A wide range of injection and production scenarios exist for geothermal energy systems. However, a common challenge across all scenarios is the need to accurately capture and understand geological structures, including faults, fractures, and other planes of weakness, and to quantify, both spatially and temporally, the dynamics of relevant physical processes and their interactions with the geological environment. Continuous fluid injection and production induce thermodynamic changes within the reservoir, leading to significant variations in pore pressure and temperature. These variations create local stress gradients in the porous rock, affecting reservoir performance. The transport properties of the porous medium, namely porosity and permeability, are highly sensitive to bulk and pore volume deformations, which can influence or even control overall reservoir productivity. Additionally, changes in stress conditions along geological discontinuities, such as fractures or faults, induced by geothermal operations, can compromise the mechanical stability of these structures. This may result in the propagation or closure of existing fractures or induce slip along fault planes, potentially leading to induced seismicity.

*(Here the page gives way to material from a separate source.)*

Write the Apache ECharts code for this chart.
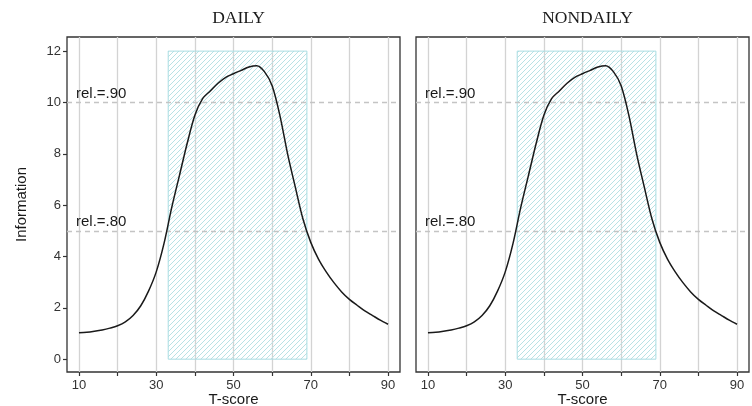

This study investigates the dynamics of pore pressure diffusion and thermal effects within a geothermal reservoir subjected to cold fluid injection. The incorporation of International Association for the Properties of Water and Steam (IAPWS) equations enables realistic simulations of heterogeneous pressure field distributions. The simulated system represents a doublet within a faulted zone, featuring two hydraulically stimulated fractures. The primary objective is to assess the probability of fault reactivation under varying in-situ stress conditions over a 100-year geothermal injection and production period. The findings reveal that stress distribution patterns are primarily governed by thermal stresses along the fluid circulation pathway. Fluid velocity and temperature gradients significantly influence the reservoir’s mechanical stability, while minimal pore pressure changes suggest that thermal stresses play a dominant role in fault behavior. The analysis indicates no potential for fault reactivation under various in-situ stress conditions, even over the anticipated production and injection period, as thermal effects continue to influence the surrounding rocks. Slip tendency values remain below the threshold for fault reactivation, considering the reduced mechanical properties defined by the Hoek-Brown failure criterion. These results suggest that the geothermal reservoir, subject to thermo-poromechanical effects, exhibits mechanical stability conducive to sustained injection and production activities.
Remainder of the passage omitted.